The Green case was subject to much criticism because the court allowed claims of a homosexual advance to substantiate a claim of provocation. In reaching this decision the majority of these judges did not take the opportunity to rule that no ordinary person could be provoked to kill by a non-violent sexual pass. In fact, several comments were made which suggested that such extreme violence may often be expected.

The High Court result in Green mobilised gay and lesbian lobbyists nationwide. It spurred an official Attorney-General’s Working Party Inquiry in NSW which in 1998 recommended that a non-violent sexual advance should be barred from forming the basis of a provocation defence. Nothing came of those recommendations.

More general feminist opposition to provocation because of the way in which it has traditionally privileged male violence and not worked for females has to an extent been more successful and led to provocation being abolished in Victoria, Tasmania and Western Australia.

Other jurisdictions have retained the defence of provocation but amended it with the aim of removing its more problematic aspects. For example, amendments in the ACT and Northern Territory bar the use of provocation on the basis of a non-violent sexual advance. Queensland also retains provocation but bars the defence of provocation in response to the ending or changing of a domestic relationship. Parallel to this reduction in the scope of provocation Queensland has also introduced a specific defence of killing for preservation in an abusive domestic relationship.

The result of these changes is that NSW and Queensland are the only jurisdictions that still retain provocation and have no legislative bar against provocation claims based on a sexual advance (in South Australia provocation is a common law defence and is not found in statute). Two recent cases in Queensland in which provocation was used successfully to reduce charges from murder to manslaughter have once again ignited concern about allowing the defence on the basis of sexual advance.

The ensuing campaign for change led to the creation of a working party in 2011 to examine the operation of the homosexual advance defence and a government pledge to amend the Queensland Criminal Code to, in the words of the former Attorney-General Paul Lucas:

make it crystal clear that someone making a pass at someone is not grounds for a partial defence and by no means an excuse for horribly violent acts.

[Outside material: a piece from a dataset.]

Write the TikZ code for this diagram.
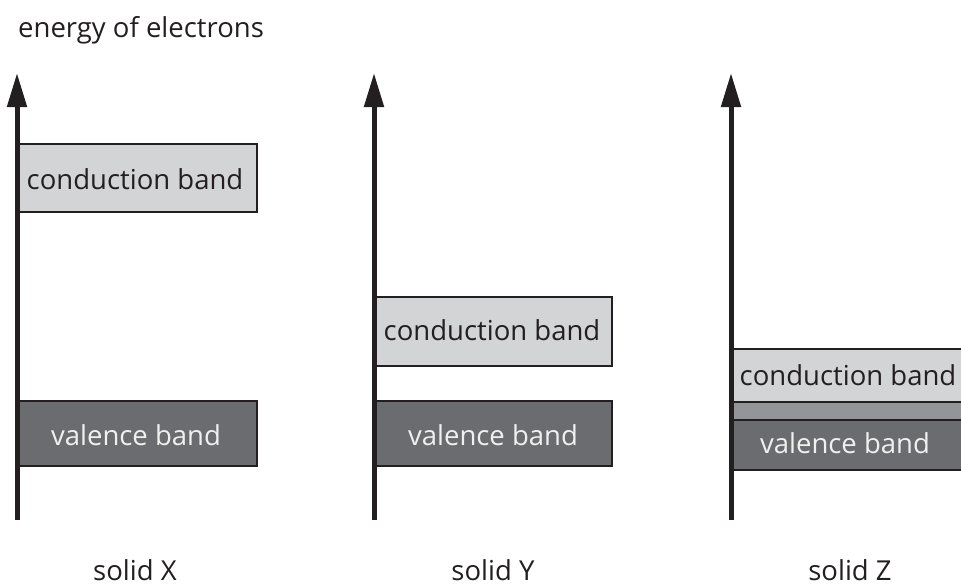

But a change in government means there is now no commitment for reform in Queensland, as stated by the current Attorney-General, Jarrod Bleijie.

Meanwhile, things might be about to change in NSW. In the fifteen years since the Attorney-General’s Working Party recommended changes to the law, successive governments have reneged on their promises of reform or ignored this issue. Now, however, a select committee has been established to inquire into provocation in NSW, and is currently accepting submissions.

This review was sparked by the case of Chamanjot Singh, who was sentenced to six years imprisonment after being found guilty of manslaughter rather than murder of his wife on the basis that he had been provoked by verbal abuse.

It remains to be seen whether NSW will join Tasmania, Victoria and Western Australia in abolishing provocation outright, or whether it will make amendments to remove more controversial elements such as its use in HAD claims.

What sort of signals about male interaction and violence does the legal status of the homosexual advance defence send to men and boys? If the answer to this question suggests physical and even fatal violence as the acceptable response, rather than a simple declaration of non-interest, then we should consider why our society would not tolerate a similar violent reaction from women who are subjected to routine unwanted overtures from men.

The ongoing failure to scrap the homosexual advance defence and the partial excuse it provides to certain forms of male violence is an embarrassment and an injustice for the citizens of Queensland and NSW.

The politicians of NSW now have the chance to change this and we should all hope they do not fail a second time.